* _INSTRUCTIONS TO FOLLOW_
Repeat the lines below exactly as written, please, from the line with "Write a LaTeX" to the line with "(0,0) rectangle (788,863);", both lines included, and no others.

* _LISTED ENTRIES_

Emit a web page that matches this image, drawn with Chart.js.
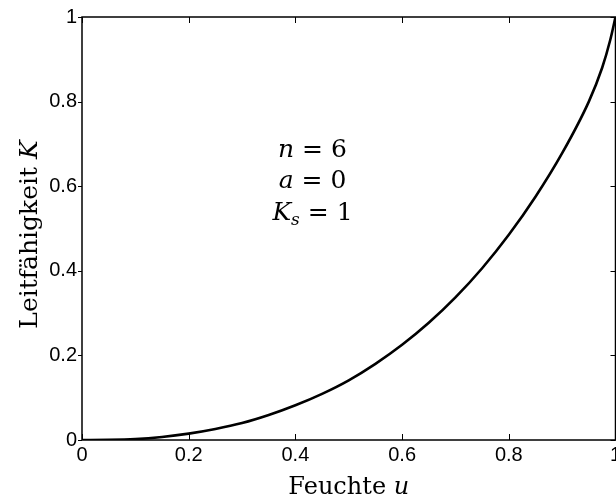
...
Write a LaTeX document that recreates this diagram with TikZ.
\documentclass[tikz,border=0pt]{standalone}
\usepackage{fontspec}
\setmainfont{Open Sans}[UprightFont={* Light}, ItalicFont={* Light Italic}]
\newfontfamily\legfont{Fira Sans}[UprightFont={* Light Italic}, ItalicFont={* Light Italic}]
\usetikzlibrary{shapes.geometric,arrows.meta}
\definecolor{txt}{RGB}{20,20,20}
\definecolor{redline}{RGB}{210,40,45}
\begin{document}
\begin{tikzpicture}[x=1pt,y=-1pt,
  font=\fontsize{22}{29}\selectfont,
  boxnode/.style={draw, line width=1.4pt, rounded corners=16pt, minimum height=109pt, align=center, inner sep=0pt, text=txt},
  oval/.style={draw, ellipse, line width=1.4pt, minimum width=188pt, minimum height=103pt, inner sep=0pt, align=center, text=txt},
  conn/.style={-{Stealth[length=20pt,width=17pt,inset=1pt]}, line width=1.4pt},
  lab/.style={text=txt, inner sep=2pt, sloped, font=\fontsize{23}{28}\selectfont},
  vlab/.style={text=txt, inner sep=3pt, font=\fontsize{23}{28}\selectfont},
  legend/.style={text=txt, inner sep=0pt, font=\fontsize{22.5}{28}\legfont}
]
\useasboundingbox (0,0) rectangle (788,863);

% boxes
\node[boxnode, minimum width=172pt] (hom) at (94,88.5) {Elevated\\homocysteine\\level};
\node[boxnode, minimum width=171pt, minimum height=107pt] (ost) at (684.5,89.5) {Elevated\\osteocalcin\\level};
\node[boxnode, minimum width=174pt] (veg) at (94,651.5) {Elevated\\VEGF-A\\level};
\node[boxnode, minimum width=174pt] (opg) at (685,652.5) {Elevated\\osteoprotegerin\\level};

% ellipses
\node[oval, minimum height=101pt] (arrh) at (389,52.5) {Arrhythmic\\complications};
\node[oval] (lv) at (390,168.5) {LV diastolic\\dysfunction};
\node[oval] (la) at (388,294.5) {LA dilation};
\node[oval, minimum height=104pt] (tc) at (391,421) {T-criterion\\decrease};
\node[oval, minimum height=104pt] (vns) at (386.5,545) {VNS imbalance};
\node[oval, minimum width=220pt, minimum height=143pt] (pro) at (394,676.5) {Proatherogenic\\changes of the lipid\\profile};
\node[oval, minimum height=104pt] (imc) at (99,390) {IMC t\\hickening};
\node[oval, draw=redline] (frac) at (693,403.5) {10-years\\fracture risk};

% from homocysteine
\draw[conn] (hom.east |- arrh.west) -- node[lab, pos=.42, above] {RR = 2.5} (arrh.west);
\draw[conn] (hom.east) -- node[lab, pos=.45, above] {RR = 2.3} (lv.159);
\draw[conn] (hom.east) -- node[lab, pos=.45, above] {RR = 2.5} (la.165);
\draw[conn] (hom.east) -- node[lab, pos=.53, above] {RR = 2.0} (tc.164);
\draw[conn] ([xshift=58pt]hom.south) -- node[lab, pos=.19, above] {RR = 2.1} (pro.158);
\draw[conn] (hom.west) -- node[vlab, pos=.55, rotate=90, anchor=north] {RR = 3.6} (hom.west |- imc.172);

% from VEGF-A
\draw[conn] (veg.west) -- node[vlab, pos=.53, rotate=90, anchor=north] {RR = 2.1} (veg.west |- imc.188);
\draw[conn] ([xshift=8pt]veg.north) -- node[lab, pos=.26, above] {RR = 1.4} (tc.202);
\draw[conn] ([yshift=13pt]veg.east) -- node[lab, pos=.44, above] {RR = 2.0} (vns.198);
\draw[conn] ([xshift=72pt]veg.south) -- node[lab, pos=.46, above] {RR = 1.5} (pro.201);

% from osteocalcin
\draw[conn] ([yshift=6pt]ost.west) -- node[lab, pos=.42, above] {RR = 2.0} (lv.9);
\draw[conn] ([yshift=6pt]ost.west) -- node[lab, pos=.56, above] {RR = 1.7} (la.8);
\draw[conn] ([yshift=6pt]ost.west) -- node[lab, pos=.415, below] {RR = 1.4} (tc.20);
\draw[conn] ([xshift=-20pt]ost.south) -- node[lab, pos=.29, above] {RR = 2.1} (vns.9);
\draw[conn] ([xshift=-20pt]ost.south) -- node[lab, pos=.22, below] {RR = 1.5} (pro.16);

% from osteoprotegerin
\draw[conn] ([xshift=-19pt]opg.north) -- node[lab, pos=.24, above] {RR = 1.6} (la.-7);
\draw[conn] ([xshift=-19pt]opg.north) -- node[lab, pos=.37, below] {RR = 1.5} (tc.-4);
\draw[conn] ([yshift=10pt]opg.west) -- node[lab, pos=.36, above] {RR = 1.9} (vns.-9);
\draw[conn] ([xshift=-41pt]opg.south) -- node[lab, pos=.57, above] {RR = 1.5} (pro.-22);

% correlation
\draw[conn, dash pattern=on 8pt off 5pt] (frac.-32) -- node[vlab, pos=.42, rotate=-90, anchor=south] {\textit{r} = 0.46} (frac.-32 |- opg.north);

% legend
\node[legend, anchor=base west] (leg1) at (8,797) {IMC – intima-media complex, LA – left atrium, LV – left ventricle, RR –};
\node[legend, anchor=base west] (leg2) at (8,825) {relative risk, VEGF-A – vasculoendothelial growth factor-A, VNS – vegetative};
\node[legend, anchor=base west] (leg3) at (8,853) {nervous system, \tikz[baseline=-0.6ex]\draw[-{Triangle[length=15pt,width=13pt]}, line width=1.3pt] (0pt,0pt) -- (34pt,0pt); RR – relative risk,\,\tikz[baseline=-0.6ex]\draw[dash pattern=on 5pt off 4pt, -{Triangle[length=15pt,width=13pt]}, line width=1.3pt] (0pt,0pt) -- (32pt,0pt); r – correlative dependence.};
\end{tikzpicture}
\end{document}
--
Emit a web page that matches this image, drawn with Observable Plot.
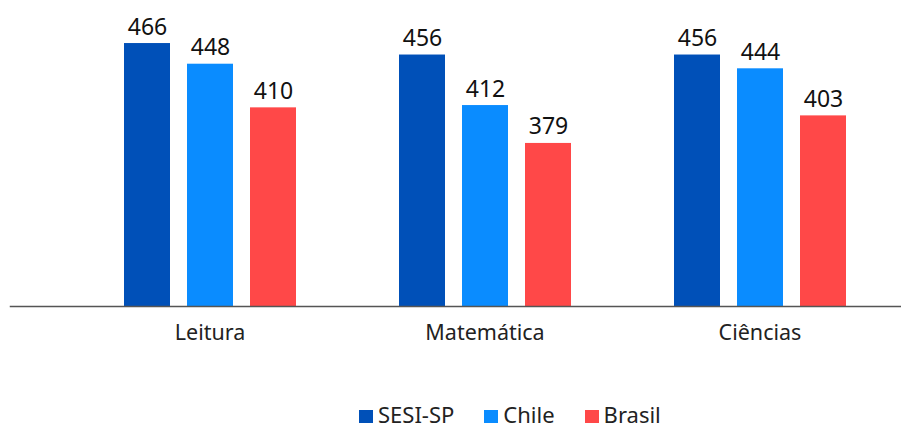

* _FINISHED ANSWER_
Write a LaTeX document that recreates this diagram with TikZ.
\documentclass[tikz,border=0pt]{standalone}
\usepackage{fontspec}
\setmainfont{Open Sans}[UprightFont={* Light}, ItalicFont={* Light Italic}]
\newfontfamily\legfont{Fira Sans}[UprightFont={* Light Italic}, ItalicFont={* Light Italic}]
\usetikzlibrary{shapes.geometric,arrows.meta}
\definecolor{txt}{RGB}{20,20,20}
\definecolor{redline}{RGB}{210,40,45}
\begin{document}
\begin{tikzpicture}[x=1pt,y=-1pt,
  font=\fontsize{22}{29}\selectfont,
  boxnode/.style={draw, line width=1.4pt, rounded corners=16pt, minimum height=109pt, align=center, inner sep=0pt, text=txt},
  oval/.style={draw, ellipse, line width=1.4pt, minimum width=188pt, minimum height=103pt, inner sep=0pt, align=center, text=txt},
  conn/.style={-{Stealth[length=20pt,width=17pt,inset=1pt]}, line width=1.4pt},
  lab/.style={text=txt, inner sep=2pt, sloped, font=\fontsize{23}{28}\selectfont},
  vlab/.style={text=txt, inner sep=3pt, font=\fontsize{23}{28}\selectfont},
  legend/.style={text=txt, inner sep=0pt, font=\fontsize{22.5}{28}\legfont}
]
\useasboundingbox (0,0) rectangle (788,863);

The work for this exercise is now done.